For Devin, too, has a place in this story.
I reach out to my colleague C., a poet-friend who studied under Dillon, and ask if he knows, too, of Devin. C. confirms that Dillon and Devin are indeed father and son.
Devin wrote an essay called “The Needs of Ghosts: On Poems from the Margins of Thom Gunn’s ‘Moly.’” The start of that title hits home, of course — startles me, lands with me now as I recollect my time on Shady Blvd. Having taught poems from Moly in my course on Hippie Modernism, I relish the opportunity to read Devin’s commentary. Not yet having familiarized myself with the other text about which he writes, however, I set to work doing so. I track down and read Robert Duncan’s Poems from the Margins of Thom Gunn’s “Moly,” a serial poem that Duncan published as a pamphlet in 1972, later reprinted in his 1984 collection Ground Work: Before the War.

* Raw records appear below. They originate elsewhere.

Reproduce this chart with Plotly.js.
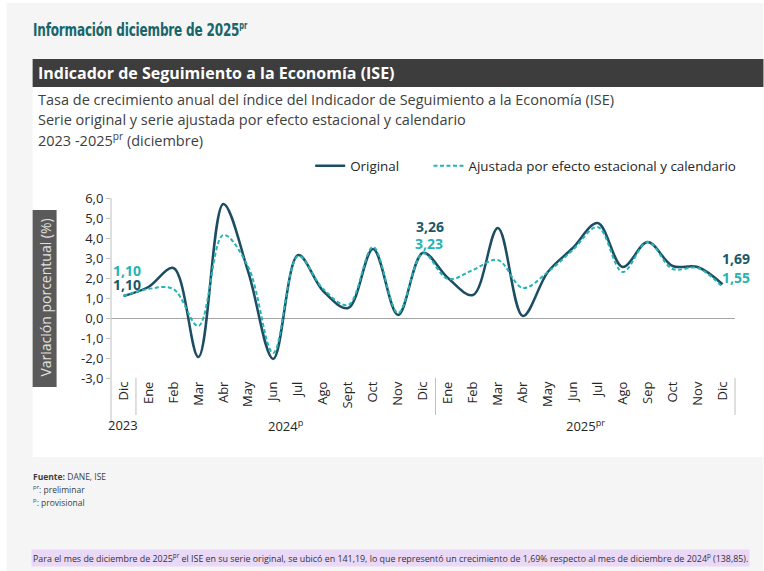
<!DOCTYPE html>
<html>
<head>
<meta charset="utf-8">
<script src="https://cdn.plot.ly/plotly-3.0.1.min.js"></script>
<style>
  html, body { margin:0; padding:0; background:#ffffff; }
  #wrap { position:relative; width:764px; height:571px; }
  #chart { position:absolute; left:0; top:0; width:764px; height:571px; }
  #title { position:absolute; left:33px; top:19px; white-space:nowrap; transform-origin:0 0;
           font-family:'DejaVu Sans', sans-serif; font-weight:bold; font-size:18px; color:#17666c;
           letter-spacing:-0.3px; line-height:22px; }
  #title sup { font-size:10px; vertical-align:7px; line-height:0; }
</style>
</head>
<body>
<div id="wrap">
  <div id="chart"></div>
  <div id="title">Información diciembre de 2025<sup>pr</sup></div>
</div>
<script>
// ---- Data ----
const months = ['Dic','Ene','Feb','Mar','Abr','May','Jun','Jul','Ago','Sept','Oct','Nov','Dic',
                'Ene','Feb','Mar','Abr','May','Jun','Jul','Ago','Sep','Oct','Nov','Dic'];
const years = ['2023', '2024<sup>p</sup>', '2025<sup>pr</sup>'];
const original = [1.10, 1.55, 2.50, -1.95, 5.70, 2.30, -2.05, 3.15, 1.35, 0.50, 3.45, 0.15, 3.26,
                  2.00, 1.15, 4.50, 0.10, 2.30, 3.50, 4.75, 2.55, 3.80, 2.60, 2.55, 1.69];
const ajustada = [1.10, 1.45, 1.45, -0.40, 4.15, 2.55, -1.75, 3.10, 1.45, 0.65, 3.55, 0.25, 3.23,
                  1.95, 2.40, 2.90, 1.50, 2.30, 3.40, 4.55, 2.30, 3.80, 2.45, 2.50, 1.55];
const yTicks = [-3, -2, -1, 0, 1, 2, 3, 4, 5, 6];
const labelIdx = [0, 12, 24];

// ---- Styles ----
const DARK = '#1d4d63';
const TEAL = '#25b3b3';
const FONT = 'Open Sans, DejaVu Sans, sans-serif';
const W = 764, H = 571;
const L = 110.5, R = 28.5, T = 198, B = 193;
const pw = W - L - R, ph = H - T - B;
const n = months.length;
const fmt = v => v.toFixed(2).replace('.', ',');
const tickFmt = v => v.toFixed(1).replace('.', ',');
const px2x = px => (px - L) / pw;
const px2y = py => (H - B - py) / ph;
const idx = months.map((m, i) => i);

const traces = [
  { x: idx, y: original, type: 'scatter', mode: 'lines', name: 'Original' + '\u00a0'.repeat(7),
    line: { color: DARK, width: 2.5, shape: 'spline', smoothing: 1 } },
  { x: idx, y: ajustada, type: 'scatter', mode: 'lines', name: 'Ajustada por efecto estacional y calendario',
    line: { color: TEAL, width: 2, dash: '4px,2.5px', shape: 'spline', smoothing: 1 } }
];

const shapes = [
  { type:'rect', xref:'paper', yref:'paper', x0:px2x(6), x1:px2x(764), y0:px2y(571), y1:px2y(3),
    fillcolor:'#f5f5f5', line:{width:0}, layer:'below' },
  { type:'rect', xref:'paper', yref:'paper', x0:px2x(32), x1:px2x(764), y0:px2y(457), y1:px2y(87),
    fillcolor:'#ffffff', line:{width:0}, layer:'below' },
  { type:'rect', xref:'paper', yref:'paper', x0:px2x(32), x1:px2x(764), y0:px2y(87), y1:px2y(59),
    fillcolor:'#3d3d3d', line:{width:0}, layer:'below' },
  { type:'rect', xref:'paper', yref:'paper', x0:px2x(32), x1:px2x(56), y0:px2y(387), y1:px2y(210),
    fillcolor:'#5a5a5a', line:{width:0}, layer:'below' },
  { type:'line', xref:'paper', yref:'paper', x0:0, x1:0, y0:px2y(423), y1:px2y(198),
    line:{color:'#bfbfbf', width:1} },
  { type:'line', xref:'paper', yref:'paper', x0:1/n, x1:1/n, y0:px2y(415), y1:px2y(378),
    line:{color:'#bfbfbf', width:1} },
  { type:'line', xref:'paper', yref:'paper', x0:13/n, x1:13/n, y0:px2y(415), y1:px2y(378),
    line:{color:'#bfbfbf', width:1} },
  { type:'line', xref:'paper', yref:'paper', x0:1, x1:1, y0:px2y(415), y1:px2y(378),
    line:{color:'#bfbfbf', width:1} }
];

const annotations = [
  { xref:'paper', yref:'paper', x:px2x(35), y:px2y(73), xanchor:'left', yanchor:'middle', showarrow:false,
    text:'<b>Indicador de Seguimiento a la Economía (ISE)</b>',
    font:{family:FONT, size:16, color:'#ffffff'} },
  { xref:'paper', yref:'paper', x:px2x(35), y:px2y(100), xanchor:'left', yanchor:'middle', showarrow:false,
    text:'Tasa de crecimiento anual del índice del Indicador de Seguimiento a la Economía (ISE)',
    font:{family:FONT, size:14.5, color:'#404040'} },
  { xref:'paper', yref:'paper', x:px2x(35), y:px2y(119), xanchor:'left', yanchor:'middle', showarrow:false,
    text:'Serie original y serie ajustada por efecto estacional y calendario',
    font:{family:FONT, size:14.5, color:'#404040'} },
  { xref:'paper', yref:'paper', x:px2x(35), y:px2y(139), xanchor:'left', yanchor:'middle', showarrow:false,
    text:'2023 -2025<sup>pr</sup> (diciembre)',
    font:{family:FONT, size:14.5, color:'#404040'} },
  { xref:'paper', yref:'paper', x:px2x(44), y:px2y(298), xanchor:'center', yanchor:'middle', showarrow:false,
    textangle:-90, text:'Variación porcentual (%)',
    font:{family:FONT, size:14, color:'#e0e0e0'} },
  { xref:'x', yref:'paper', x:0, y:px2y(425), xanchor:'center', yanchor:'middle', showarrow:false,
    text:years[0], font:{family:FONT, size:13, color:'#262626'} },
  { xref:'x', yref:'paper', x:6.5, y:px2y(425), xanchor:'center', yanchor:'middle', showarrow:false,
    text:years[1], font:{family:FONT, size:13, color:'#262626'} },
  { xref:'x', yref:'paper', x:18.5, y:px2y(425), xanchor:'center', yanchor:'middle', showarrow:false,
    text:years[2], font:{family:FONT, size:13, color:'#262626'} },
  { xref:'paper', yref:'paper', x:px2x(30), y:px2y(476), xanchor:'left', yanchor:'middle', showarrow:false,
    text:'<b>Fuente:</b> DANE, ISE', font:{family:FONT, size:8.5, color:'#404040'} },
  { xref:'paper', yref:'paper', x:px2x(30), y:px2y(489), xanchor:'left', yanchor:'middle', showarrow:false,
    text:'<sup>pr</sup>: preliminar', font:{family:FONT, size:8.5, color:'#404040'} },
  { xref:'paper', yref:'paper', x:px2x(30), y:px2y(502), xanchor:'left', yanchor:'middle', showarrow:false,
    text:'<sup>p</sup>: provisional', font:{family:FONT, size:8.5, color:'#404040'} },
  { xref:'paper', yref:'paper', x:px2x(30), y:px2y(558), xanchor:'left', yanchor:'middle', showarrow:false,
    text:'Para el mes de diciembre de 2025<sup>pr</sup> el ISE en su serie original, se ubicó en 141,19, lo que representó un crecimiento de 1,69% respecto al mes de diciembre de 2024<sup>p</sup> (138,85).',
    bgcolor:'#ead8f7', borderpad:1,
    font:{family:FONT, size:8.9, color:'#333333'} }
];

const shiftsO = [[4, 12], [7, 26], [13, 26]];
const shiftsA = [[4, 26], [6, 10], [13, 10]];
labelIdx.forEach((i, k) => {
  annotations.push({ xref:'x', yref:'y', x:i, y:original[i], showarrow:false,
    xshift:shiftsO[k][0], yshift:shiftsO[k][1], text:'<b>' + fmt(original[i]) + '</b>',
    font:{family:FONT, size:14, color:'#1c5866'} });
  annotations.push({ xref:'x', yref:'y', x:i, y:ajustada[i], showarrow:false,
    xshift:shiftsA[k][0], yshift:shiftsA[k][1], text:'<b>' + fmt(ajustada[i]) + '</b>',
    font:{family:FONT, size:14, color:TEAL} });
});

const layout = {
  width: W, height: H,
  margin: { l: L, r: R, t: T, b: B, pad: 0 },
  paper_bgcolor: '#ffffff',
  plot_bgcolor: 'rgba(0,0,0,0)',
  font: { family: FONT, color: '#404040' },
  showlegend: true,
  legend: { orientation: 'h', x: px2x(310), y: px2y(166), xanchor: 'left', yanchor: 'middle',
            font: { family: FONT, size: 13.4, color: '#262626' }, bgcolor: 'rgba(0,0,0,0)',
            traceorder: 'normal' },
  xaxis: { range: [-0.5, n - 0.5], tickmode: 'array', tickvals: idx, ticktext: months,
           tickangle: -90, showgrid: false, zeroline: false, showline: false, ticks: '',
           tickfont: { family: FONT, size: 13, color: '#262626' }, fixedrange: true },
  yaxis: { range: [-3, 6], tickmode: 'array', tickvals: yTicks, ticktext: yTicks.map(tickFmt),
           showgrid: false, zeroline: true, zerolinecolor: '#a6a6a6', zerolinewidth: 1,
           showline: false, ticks: 'outside', ticklen: 4, tickcolor: '#bfbfbf',
           tickfont: { family: FONT, size: 13, color: '#262626' }, fixedrange: true },
  shapes: shapes,
  annotations: annotations
};

Plotly.newPlot('chart', traces, layout, { displayModeBar: false, staticPlot: true });

// fit the condensed-looking page title to the reference width
const t = document.getElementById('title');
const tw = t.getBoundingClientRect().width;
t.style.transform = 'scaleX(' + (214 / tw) + ')';
</script>
</body>
</html>
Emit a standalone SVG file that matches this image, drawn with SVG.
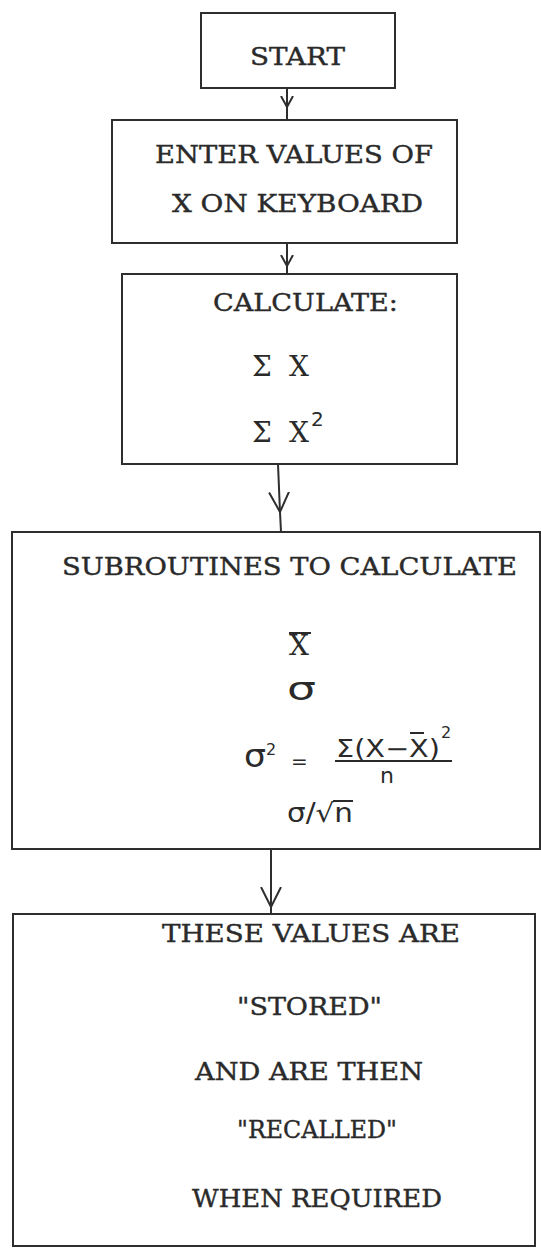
<svg xmlns="http://www.w3.org/2000/svg" width="541" height="1251" viewBox="0 0 541 1251">
<style>
.box{fill:none;stroke:#2e2e2e;stroke-width:2}
.conn{fill:none;stroke:#2e2e2e;stroke-width:2}
.t{font-family:"DejaVu Serif","Liberation Serif",serif;font-size:25px;fill:#2a2a2a;stroke:#2a2a2a;stroke-width:0.4}
.m{font-family:"DejaVu Serif","Liberation Serif",serif;font-size:28px;fill:#2a2a2a}
.h{font-family:"DejaVu Sans","Liberation Sans",sans-serif;fill:#2a2a2a}
.bar{stroke:#2a2a2a;stroke-width:2;fill:none}
</style>
<defs>
<marker id="vs" viewBox="0 0 12 14" refX="11" refY="7" markerWidth="12" markerHeight="14" markerUnits="userSpaceOnUse" orient="auto">
<path d="M0,1 L11,7 L0,13" fill="none" stroke="#2e2e2e" stroke-width="2"/>
</marker>
<marker id="vl" viewBox="0 0 22 22" refX="20" refY="11" markerWidth="22" markerHeight="22" markerUnits="userSpaceOnUse" orient="auto">
<path d="M0,1 L20,11 L0,21" fill="none" stroke="#2e2e2e" stroke-width="2"/>
</marker>
</defs>
<rect width="541" height="1251" fill="#ffffff"/>
<g id="connectors">
<path class="conn" d="M287,88 L287,107 L287,120" marker-mid="url(#vs)"/>
<path class="conn" d="M287,243 L287,266 L287,274" marker-mid="url(#vs)"/>
<path class="conn" d="M278,464 L280,512 L281,532" marker-mid="url(#vl)"/>
<path class="conn" d="M271,849 L271,907 L271,914" marker-mid="url(#vl)"/>
</g>
<g id="start">
<rect class="box" x="201" y="13" width="194" height="75"/>
<text class="t" x="250" y="65" textLength="95" lengthAdjust="spacingAndGlyphs">START</text>
</g>
<g id="enter">
<rect class="box" x="112" y="120" width="345" height="123"/>
<text class="t" x="155" y="163" textLength="278" lengthAdjust="spacingAndGlyphs">ENTER VALUES OF</text>
<text class="t" x="172" y="212" textLength="251" lengthAdjust="spacingAndGlyphs">X ON KEYBOARD</text>
</g>
<g id="calculate">
<rect class="box" x="122" y="274" width="335" height="190"/>
<text class="t" x="213" y="311" textLength="185" lengthAdjust="spacingAndGlyphs">CALCULATE:</text>
<text class="m" x="252" y="376">Σ</text>
<text class="m" x="289" y="376">X</text>
<text class="m" x="252" y="442">Σ</text>
<text class="m" x="289" y="442">X</text>
<text class="h" x="311" y="426" font-size="20">2</text>
</g>
<g id="subroutines">
<rect class="box" x="12" y="532" width="528" height="317"/>
<text class="t" x="62" y="575" textLength="455" lengthAdjust="spacingAndGlyphs">SUBROUTINES TO CALCULATE</text>
<text class="m" x="289" y="655">X</text>
<line class="bar" x1="289" y1="633" x2="311" y2="633"/>
<text class="h" x="287" y="700" font-size="32" textLength="29" lengthAdjust="spacingAndGlyphs">σ</text>
<text class="h" x="244" y="767" font-size="32" textLength="22" lengthAdjust="spacingAndGlyphs">σ</text>
<text class="h" x="266" y="755" font-size="16">2</text>
<text class="h" x="291" y="768" font-size="20">=</text>
<text class="h" x="336" y="757" font-size="24" textLength="104" lengthAdjust="spacingAndGlyphs">Σ(X−X)</text>
<line class="bar" x1="410" y1="733" x2="424" y2="733"/>
<text class="h" x="441" y="738" font-size="16">2</text>
<line class="bar" x1="335" y1="761" x2="452" y2="761"/>
<text class="h" x="380" y="783" font-size="22">n</text>
<text class="h" x="287" y="822" font-size="26" textLength="66" lengthAdjust="spacingAndGlyphs">σ/√n</text>
<line class="bar" x1="333" y1="801" x2="353" y2="801"/>
</g>
<g id="stored">
<rect class="box" x="13" y="914" width="522" height="332"/>
<text class="t" x="162" y="942" textLength="298" lengthAdjust="spacingAndGlyphs">THESE VALUES ARE</text>
<text class="t" x="237" y="1015" textLength="145" lengthAdjust="spacingAndGlyphs">"STORED"</text>
<text class="t" x="195" y="1080" textLength="228" lengthAdjust="spacingAndGlyphs">AND ARE THEN</text>
<text class="t" x="237" y="1138" textLength="160" lengthAdjust="spacingAndGlyphs">"RECALLED"</text>
<text class="t" x="192" y="1207" textLength="250" lengthAdjust="spacingAndGlyphs">WHEN REQUIRED</text>
</g>
</svg>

For Duncan, writes Devin, crafting poems in the margins of Gunn’s book was a form of collaboration. The collaborator, he explains, is for Duncan “an inspiration from outside.”
And like that, it happens. The idea grows legs as I read. For I, too, wish to craft a text in the margins of another’s book. Mine will be a story crafted, in a sense, in the margins of Devin’s.